Poor bloke. All he does is shout his mouth off and everyone thinks he’s going to bring the nation to its knees. I can’t help feeling sorry for the guy. He’s head of the ANC Youth Brigade and he looks like that? No wonder he always seems so deeply disgusted with life.

All in all though, my latest trip to South Africa has been highly encouraging. Search YouTube for my footage from the Italian training camp at Leriba Lodge and the USA base at Irene, both in Centurion. I also got the camera out on my arrival at the spanking new King Shaka international airport.

Read http://www.nealcollins.co.uk for an assessment of the World Cup bases and my visits to the Soccer City, Loftus Versveld, Bafokeng Sports Palace, Green Point, and the magnificent Moses Mabhida Stadium. It’s all there, South Africa is ready. If I’ve said that once, I’ve said it a thousand times, though they’re still working on the final details along Durban’s Marine Parade, now quaintly renamed O Tambo Drive.

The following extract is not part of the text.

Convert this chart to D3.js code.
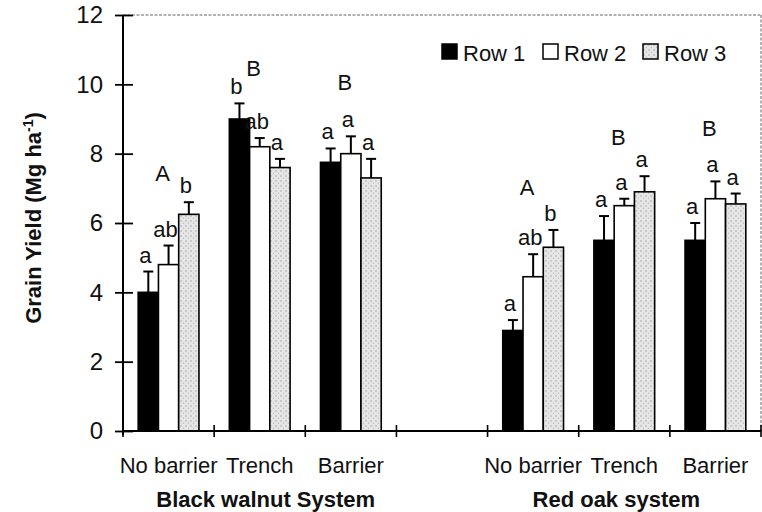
<!DOCTYPE html>
<html>
<meta charset="utf-8">
<style>
body { margin: 0; background: #fff; }
text { font-family: "Liberation Sans", Arial, sans-serif; fill: #111; }
.bold { font-weight: bold; }
</style>
<body>
<script src="https://cdnjs.cloudflare.com/ajax/libs/d3/7.8.5/d3.min.js"></script>
<script>
// categories
var systems = ["Black walnut System", "Red oak system"];
var treatments = ["No barrier", "Trench", "Barrier"];
var rows = ["Row 1", "Row 2", "Row 3"];
var yTicks = [0, 2, 4, 6, 8, 10, 12];

// grain yield (Mg/ha), BW nb/tr/ba then RO nb/tr/ba
var row1 = [4.0, 9.0, 7.75, 2.9, 5.5, 5.5];
var row2 = [4.8, 8.2, 8.0, 4.45, 6.5, 6.7];
var row3 = [6.25, 7.6, 7.3, 5.3, 6.9, 6.55];
// standard errors (upper bars only)
var row1Se = [0.6, 0.45, 0.4, 0.3, 0.7, 0.5];
var row2Se = [0.55, 0.25, 0.5, 0.65, 0.2, 0.5];
var row3Se = [0.35, 0.25, 0.55, 0.5, 0.45, 0.3];
// mean separation letters
var row1Sig = ["a", "b", "a", "a", "a", "a"];
var row2Sig = ["ab", "ab", "a", "ab", "a", "a"];
var row3Sig = ["b", "a", "a", "b", "a", "a"];
var groupSig = ["A", "B", "B", "A", "B", "B"];
var groupSigAt = [7.2, 10.25, 9.85, 6.8, 8.25, 8.5];

var width = 762, height = 512;
var svg = d3.select("body").append("svg")
    .attr("width", width)
    .attr("height", height);

// stipple fill for row 3
var pat = svg.append("defs").append("pattern")
    .attr("id", "stip")
    .attr("width", 5).attr("height", 5)
    .attr("patternUnits", "userSpaceOnUse");
pat.append("rect").attr("width", 5).attr("height", 5).attr("fill", "#e6e6e6");
pat.append("circle").attr("cx", 1).attr("cy", 1).attr("r", 0.7).attr("fill", "#999");
pat.append("circle").attr("cx", 3.5).attr("cy", 3.2).attr("r", 0.6).attr("fill", "#b5b5b5");

var fills = ["#000", "#fff", "url(#stip)"];

// slots: 3 treatments, a gap, 3 treatments
var slots = ["bw0", "bw1", "bw2", "gap", "ro0", "ro1", "ro2"];
var slotOf = ["bw0", "bw1", "bw2", "ro0", "ro1", "ro2"];

var x = d3.scaleBand().domain(slots).range([123, 761]).padding(0);
var bw = x.bandwidth();
var xRow = d3.scaleBand().domain(rows).range([bw / 6, bw * 5 / 6]).padding(0);
var y = d3.scaleLinear().domain([0, 12]).range([431, 15]);

// frame top and right (dotted grey)
svg.append("line")
    .attr("x1", 123).attr("x2", 761).attr("y1", y(12)).attr("y2", y(12))
    .attr("stroke", "#999").attr("stroke-width", 1.5).attr("stroke-dasharray", "3,1.5");
svg.append("line")
    .attr("x1", 761).attr("x2", 761).attr("y1", y(12)).attr("y2", y(0))
    .attr("stroke", "#999").attr("stroke-width", 1.5).attr("stroke-dasharray", "3,1.5");

// build bar table
var bars = [];
var vals = [row1, row2, row3], ses = [row1Se, row2Se, row3Se], sigs = [row1Sig, row2Sig, row3Sig];
slotOf.forEach(function(s, i) {
  rows.forEach(function(r, j) {
    bars.push({slot: s, row: r, j: j, v: vals[j][i], se: ses[j][i], sig: sigs[j][i]});
  });
});

var g = svg.append("g");

g.selectAll(".bar")
    .data(bars)
  .enter().append("rect")
    .attr("class", "bar")
    .attr("x", function(d) { return x(d.slot) + xRow(d.row); })
    .attr("y", function(d) { return y(d.v); })
    .attr("width", xRow.bandwidth())
    .attr("height", function(d) { return y(0) - y(d.v); })
    .attr("fill", function(d) { return fills[d.j]; })
    .attr("stroke", "#000")
    .attr("stroke-width", 1.6);

// error bars
var cx = function(d) { return x(d.slot) + xRow(d.row) + xRow.bandwidth() / 2; };
g.selectAll(".err")
    .data(bars)
  .enter().append("line")
    .attr("x1", cx).attr("x2", cx)
    .attr("y1", function(d) { return y(d.v); })
    .attr("y2", function(d) { return y(d.v + d.se); })
    .attr("stroke", "#000").attr("stroke-width", 2);
g.selectAll(".cap")
    .data(bars)
  .enter().append("line")
    .attr("x1", function(d) { return cx(d) - 5; })
    .attr("x2", function(d) { return cx(d) + 5; })
    .attr("y1", function(d) { return y(d.v + d.se); })
    .attr("y2", function(d) { return y(d.v + d.se); })
    .attr("stroke", "#000").attr("stroke-width", 2);

// row letters
g.selectAll(".sig")
    .data(bars)
  .enter().append("text")
    .attr("x", function(d) { return cx(d) - 3; })
    .attr("y", function(d) { return y(d.v + d.se) - 9; })
    .attr("text-anchor", "middle")
    .style("font-size", "22px")
    .text(function(d) { return d.sig; });

// group letters
g.selectAll(".gsig")
    .data(slotOf)
  .enter().append("text")
    .attr("x", function(d) { return x(d) + bw / 2 - 6; })
    .attr("y", function(d, i) { return y(groupSigAt[i]); })
    .attr("text-anchor", "middle")
    .style("font-size", "22px")
    .text(function(d, i) { return groupSig[i]; });

// y axis
var yAxis = svg.append("g")
    .attr("transform", "translate(123,0)")
    .call(d3.axisLeft(y).tickValues(yTicks).tickSize(0).tickPadding(20));
yAxis.select(".domain").attr("d", "M0," + (y(12)) + "V" + (y(0) + 4)).attr("stroke-width", 2);
yAxis.selectAll(".tick line").attr("x1", 10).attr("x2", -8).attr("stroke-width", 1.8);
yAxis.selectAll(".tick text")
    .style("font-size", "24px")
    .style("font-family", "'Liberation Sans', Arial, sans-serif")
    .attr("fill", "#111");

// x axis: line with crossing ticks at slot borders
svg.append("line")
    .attr("x1", 123).attr("x2", 761).attr("y1", y(0)).attr("y2", y(0))
    .attr("stroke", "#000").attr("stroke-width", 2);
svg.selectAll(".xtick")
    .data(slots.concat(["end"]))
  .enter().append("line")
    .attr("x1", function(d, i) { return i < slots.length ? x(d) : x.range()[1]; })
    .attr("x2", function(d, i) { return i < slots.length ? x(d) : x.range()[1]; })
    .attr("y1", y(0) - 6).attr("y2", y(0) + 6)
    .attr("stroke", "#000").attr("stroke-width", 1.6);

// treatment labels
svg.selectAll(".xlab")
    .data(slotOf)
  .enter().append("text")
    .attr("x", function(d) { return x(d) + bw / 2; })
    .attr("y", 473)
    .attr("text-anchor", "middle")
    .style("font-size", "22px")
    .text(function(d, i) { return treatments[i % 3]; });

// system titles
svg.selectAll(".sys")
    .data(systems)
  .enter().append("text")
    .attr("class", "bold")
    .attr("x", function(d, i) { return i === 0 ? x("bw1") + bw / 2 + 6 : x("ro1") + bw / 2 - 8; })
    .attr("y", 507)
    .attr("text-anchor", "middle")
    .style("font-size", "22px")
    .text(function(d) { return d; });

// y title
var yt = svg.append("text")
    .attr("class", "bold")
    .attr("transform", "translate(41,218) rotate(-90)")
    .attr("text-anchor", "middle")
    .style("font-size", "22px");
yt.append("tspan").text("Grain Yield (Mg ha");
yt.append("tspan").attr("dy", -8).style("font-size", "14px").text("-1");
yt.append("tspan").attr("dy", 8).text(")");

// legend
var legX = [442, 543, 643];
var leg = svg.selectAll(".legend")
    .data(rows)
  .enter().append("g")
    .attr("transform", function(d, i) { return "translate(" + legX[i] + ",44)"; });
leg.append("rect")
    .attr("width", 15).attr("height", 15)
    .attr("fill", function(d, i) { return fills[i]; })
    .attr("stroke", "#000").attr("stroke-width", 1.5);
leg.append("text")
    .attr("x", 21).attr("y", 17)
    .style("font-size", "22px")
    .text(function(d) { return d; });
</script>
</body>
</html>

And with less than a month to go before the big kick-off on June 11, global opinion is starting to turn. South Africa really is going to host the continent’s first World Cup. What was it that former England legend John Barnes told me a few weeks ago? “South Africa is like the nation of my birth, Jamaica. A beautiful country with a bad reputation. They say in Jamaica you’ll get murdered and everyone’s on drugs. It’s just not right. I believe South Africa will host the most colourful, passionate World Cup ever seen.”

Thanks to “Digger” Barnes and your own great footballing diplomats like Lucas Radebe, Bob Skinstad, and Aaron Mokoena, the tide is turning. South Africa 2010 is ready to rumble rather than grumble. Late bookings are flooding in, according to the people I spoke to at the vast Indaba 2010 tourism conference in Durban this week.

Now all you have to do is find a cork for those bloody Vuvuzelas!